| Data supplied |
_____

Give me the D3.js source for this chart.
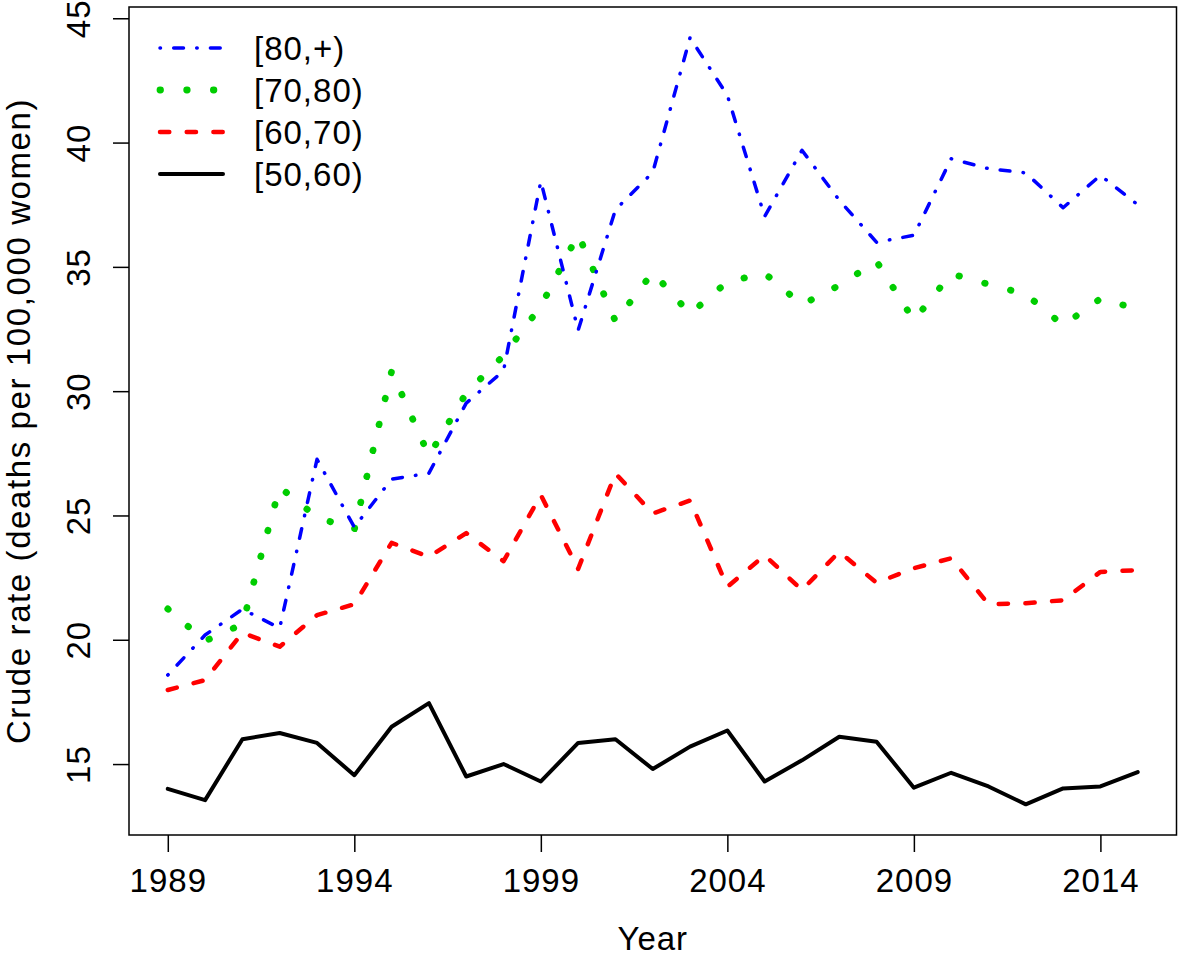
<!DOCTYPE html>
<html>
<head>
<meta charset="utf-8">
<script src="https://cdn.jsdelivr.net/npm/d3@7"></script>
<style>
  body { margin: 0; background: #fff; }
  svg text { font-family: "Liberation Sans", Arial, Helvetica, sans-serif; fill: #000; }
</style>
</head>
<body>
<svg id="canvas"></svg>
<script>
// yearly crude rates
const years = [1989, 1990, 1991, 1992, 1993, 1994, 1995, 1996, 1997, 1998, 1999, 2000, 2001, 2002,
  2003, 2004, 2005, 2006, 2007, 2008, 2009, 2010, 2011, 2012, 2013, 2014, 2015];

const rate80plus = [18.58, 20.19, 21.23, 20.47, 27.26, 24.53, 26.46, 26.70, 29.52, 30.82, 38.45, 32.45, 37.30, 38.80,
  44.22, 41.90, 37.03, 39.69, 37.68, 35.99, 36.27, 39.35, 38.95, 38.78, 37.38, 38.68, 37.50];
const rate70to80 = [21.24, 19.95, 20.63, 26.14, 24.93, 24.43, 30.80, 27.40, 29.92, 31.43, 33.42, 36.31, 32.81, 34.78,
  33.11, 34.40, 34.74, 33.48, 34.26, 35.22, 32.85, 34.72, 34.30, 33.90, 32.65, 33.72, 33.30];
const rate60to70 = [17.98, 18.38, 20.28, 19.72, 20.99, 21.43, 23.90, 23.34, 24.29, 23.16, 25.82, 22.85, 26.69, 25.08,
  25.60, 22.13, 23.40, 22.00, 23.54, 22.29, 22.88, 23.28, 21.43, 21.47, 21.59, 22.73, 22.80];
const rate50to60 = [14.00, 13.55, 16.00, 16.25, 15.85, 14.55, 16.50, 17.45, 14.50, 15.00, 14.30, 15.85, 16.00, 14.80,
  15.70, 16.35, 14.30, 15.15, 16.10, 15.90, 14.05, 14.65, 14.10, 13.38, 14.02, 14.10, 14.68];

const groupLabels = ['[80,+)', '[70,80)', '[60,70)', '[50,60)'];
const xTicks = [1989, 1994, 1999, 2004, 2009, 2014];
const yTicks = [15, 20, 25, 30, 35, 40, 45];
const xTitle = 'Year';
const yTitle = 'Crude rate (deaths per 100,000 women)';

const w = 1178;
const h = 958;
const plot = { left: 129, right: 1176.5, top: 7, bottom: 835 };
const fontSize = '33px';

// line styles per group (same order as groupLabels)
const styles = [
  { color: '#0000ff', width: 3.5, dash: '0.5,13.2,9.8,13.2' },
  { color: '#00cd00', width: 6.8, dash: '0.5,26.2' },
  { color: '#ff0000', width: 4.5, dash: '9.3,17.4' },
  { color: '#000000', width: 4, dash: null }
];
const seriesValues = [rate80plus, rate70to80, rate60to70, rate50to60];

// R style 4% padding around the data range
function padded(lo, hi) {
  const p = (hi - lo) * 0.04;
  return [lo - p, hi + p];
}
const allValues = [].concat(...seriesValues);

const xScale = d3.scaleLinear()
  .domain(padded(d3.min(years), d3.max(years)))
  .range([plot.left, plot.right]);
const yScale = d3.scaleLinear()
  .domain(padded(d3.min(allValues), d3.max(allValues)))
  .range([plot.bottom, plot.top]);

const svg = d3.select('#canvas').attr('width', w).attr('height', h);

const line = d3.line()
  .x((d) => xScale(d[0]))
  .y((d) => yScale(d[1]));

// draw black first so the coloured lines sit on top, like in R
for (let i = seriesValues.length - 1; i >= 0; i--) {
  const pts = years.map((yr, k) => [yr, seriesValues[i][k]]);
  svg.append('path')
    .attr('d', line(pts))
    .attr('fill', 'none')
    .attr('stroke', styles[i].color)
    .attr('stroke-width', styles[i].width)
    .attr('stroke-linecap', 'round')
    .attr('stroke-linejoin', 'round')
    .attr('stroke-dasharray', styles[i].dash);
}

// box
svg.append('rect')
  .attr('x', plot.left)
  .attr('y', plot.top)
  .attr('width', plot.right - plot.left)
  .attr('height', plot.bottom - plot.top)
  .attr('fill', 'none')
  .attr('stroke', '#000')
  .attr('stroke-width', 1.5);

// axes
const xAxis = d3.axisBottom(xScale).tickValues(xTicks).tickFormat(d3.format('d')).tickSize(17).tickPadding(17);
const yAxis = d3.axisLeft(yScale).tickValues(yTicks).tickSize(16);

const gx = svg.append('g').attr('transform', 'translate(0,' + plot.bottom + ')').call(xAxis);
const gy = svg.append('g').attr('transform', 'translate(' + plot.left + ',0)').call(yAxis);

[gx, gy].forEach((g) => {
  g.select('.domain').remove();
  g.selectAll('line').attr('stroke-width', 1.5);
  g.selectAll('text')
    .style('font-size', fontSize)
    .style('letter-spacing', '1px')
    .attr('font-family', null);
});

// R draws y tick labels parallel to the axis
gy.selectAll('text')
  .attr('x', 0)
  .attr('dy', 0)
  .attr('text-anchor', 'middle')
  .attr('transform', 'translate(-39,0) rotate(-90)');

// axis titles
svg.append('text')
  .attr('x', (plot.left + plot.right) / 2)
  .attr('y', 950)
  .attr('text-anchor', 'middle')
  .style('font-size', fontSize)
  .style('letter-spacing', '1px')
  .text(xTitle);

svg.append('text')
  .attr('transform', 'translate(30,' + (plot.top + plot.bottom) / 2 + ') rotate(-90)')
  .attr('text-anchor', 'middle')
  .style('font-size', fontSize)
  .style('letter-spacing', '1.6px')
  .text(yTitle);

// legend, no frame
const legend = svg.append('g');
groupLabels.forEach((lab, i) => {
  const cy = 48 + i * 42;
  legend.append('line')
    .attr('x1', 160).attr('x2', 223)
    .attr('y1', cy).attr('y2', cy)
    .attr('stroke', styles[i].color)
    .attr('stroke-width', styles[i].width)
    .attr('stroke-linecap', 'round')
    .attr('stroke-dasharray', styles[i].dash);
  legend.append('text')
    .attr('x', 254)
    .attr('y', cy + 12)
    .style('font-size', fontSize)
    .style('letter-spacing', '1px')
    .text(lab);
});
</script>
</body>
</html>
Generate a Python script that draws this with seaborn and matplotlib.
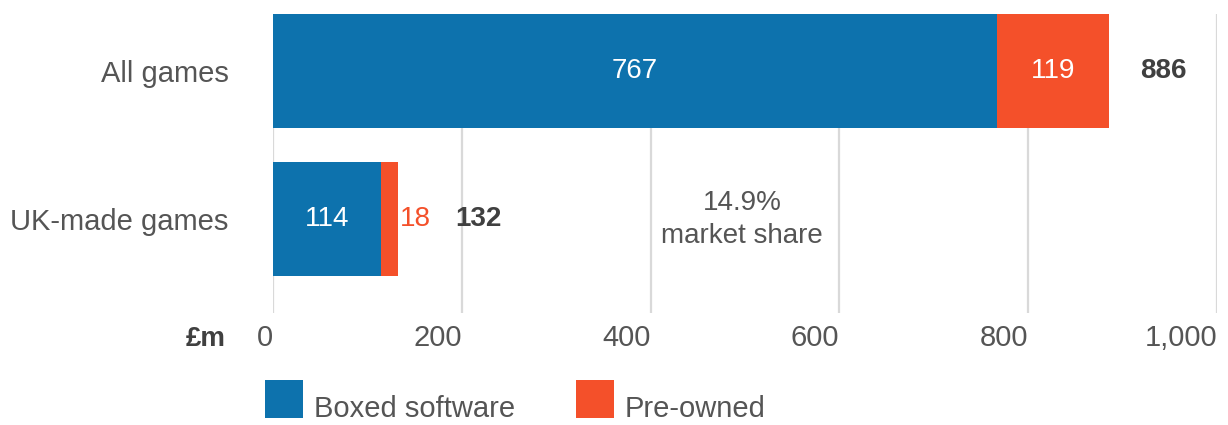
import matplotlib
matplotlib.use("Agg")
import matplotlib.pyplot as plt
from matplotlib.patches import Rectangle
import seaborn as sns
import pandas as pd

categories = ["All games", "UK-made games"]
boxed = [767, 114]
preowned = [119, 18]
totals = [886, 132]
x_ticks = [0, 200, 400, 600, 800, 1000]
x_tick_labels = ["0", "200", "400", "600", "800", "1,000"]
series_names = ["Boxed software", "Pre-owned"]
note_text = "14.9%\nmarket share"
unit_label = "£m"

BLUE = "#0d72ad"
ORANGE = "#f4502a"
GREY = "#555555"
DARK = "#404040"
GRID = "#d9d9d9"

sns.set_theme(style="white")
plt.rcParams["font.family"] = ["Liberation Sans", "DejaVu Sans"]

df = pd.DataFrame({"category": categories, "boxed": boxed,
                   "preowned": preowned, "total": totals})

W, H = 1228, 425
fig = plt.figure(figsize=(W / 100, H / 100), dpi=100)
ax = fig.add_axes([273 / W, 1 - 313 / H, (1217 - 273) / W, (313 - 14) / H])

FS = 21
FSV = 20
sns.barplot(data=df, x="total", y="category", color=ORANGE, width=0.77,
            saturation=1, ax=ax, orient="h", linewidth=0, edgecolor="none")
sns.barplot(data=df, x="boxed", y="category", color=BLUE, width=0.77,
            saturation=1, ax=ax, orient="h", linewidth=0, edgecolor="none")

ax.set_xlim(0, 1000)
ax.set_ylim(1.635, -0.385)
ax.set_xlabel("")
ax.set_ylabel("")
for s in ax.spines.values():
    s.set_visible(False)
ax.set_axisbelow(True)
ax.xaxis.grid(True, color=GRID, linewidth=1.6)
ax.yaxis.grid(False)
ax.set_xticks(x_ticks)
ax.set_xticklabels(x_tick_labels, ha="right")
ax.tick_params(axis="x", length=0, pad=8, labelsize=FS, labelcolor=GREY)
ax.tick_params(axis="y", length=0, pad=32, labelsize=FS, labelcolor=GREY)

# boxed software labels
for i in range(len(categories)):
    ax.text(boxed[i] / 2, i, str(boxed[i]), ha="center", va="center",
            color="white", fontsize=FSV)
# pre-owned labels
ax.text(boxed[0] + preowned[0] / 2, 0, str(preowned[0]), ha="center",
        va="center", color="white", fontsize=FSV)
ax.text(totals[1] + 2, 1, str(preowned[1]), ha="left", va="center",
        color=ORANGE, fontsize=FSV)
# totals
ax.text(totals[0] + 33, 0, str(totals[0]), ha="left", va="center",
        color=DARK, fontsize=FSV, fontweight="bold")
ax.text(totals[1] + 61, 1, str(totals[1]), ha="left", va="center",
        color=DARK, fontsize=FSV, fontweight="bold")
# annotation
ax.text(497, 1.0, note_text, ha="center", va="center", color=GREY,
        fontsize=FSV, linespacing=1.35)

fig.text(226 / W, 1 - 346 / H, unit_label, ha="right", va="baseline",
         color=DARK, fontsize=FSV, fontweight="bold")

# legend (drawn as squares + labels)
legend_items = [(265, BLUE, series_names[0]), (576, ORANGE, series_names[1])]
for x0, col, lab in legend_items:
    fig.add_artist(Rectangle((x0 / W, 1 - 418 / H), 38 / W, 38 / H,
                             transform=fig.transFigure, facecolor=col,
                             edgecolor="none"))
    fig.text((x0 + 49) / W, 1 - 417 / H, lab, ha="left", va="baseline",
             color=GREY, fontsize=FS)

fig.savefig("out.png", dpi=100)
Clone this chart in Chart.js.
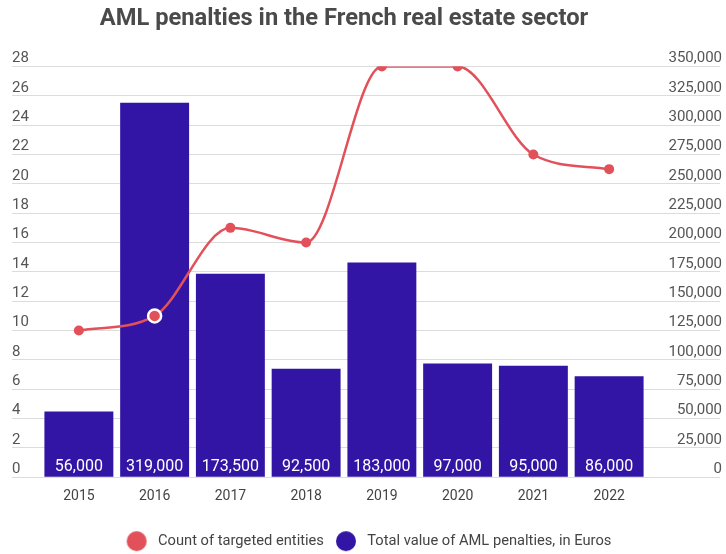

_____

| Stated task |
Up to and including the line containing "2013, 2014, 2015];", repeat every line from the start of the data, but none of the pictures.

| Result of this exercise |
Give me the D3.js source for this chart.
<!DOCTYPE html>
<html>
<head>
<meta charset="utf-8">
<script src="https://cdn.jsdelivr.net/npm/d3@7"></script>
<style>
  body { margin: 0; background: #fff; }
  svg text { font-family: "Liberation Sans", Arial, Helvetica, sans-serif; fill: #000; }
</style>
</head>
<body>
<svg id="canvas"></svg>
<script>
// yearly crude rates
const years = [1989, 1990, 1991, 1992, 1993, 1994, 1995, 1996, 1997, 1998, 1999, 2000, 2001, 2002,
  2003, 2004, 2005, 2006, 2007, 2008, 2009, 2010, 2011, 2012, 2013, 2014, 2015];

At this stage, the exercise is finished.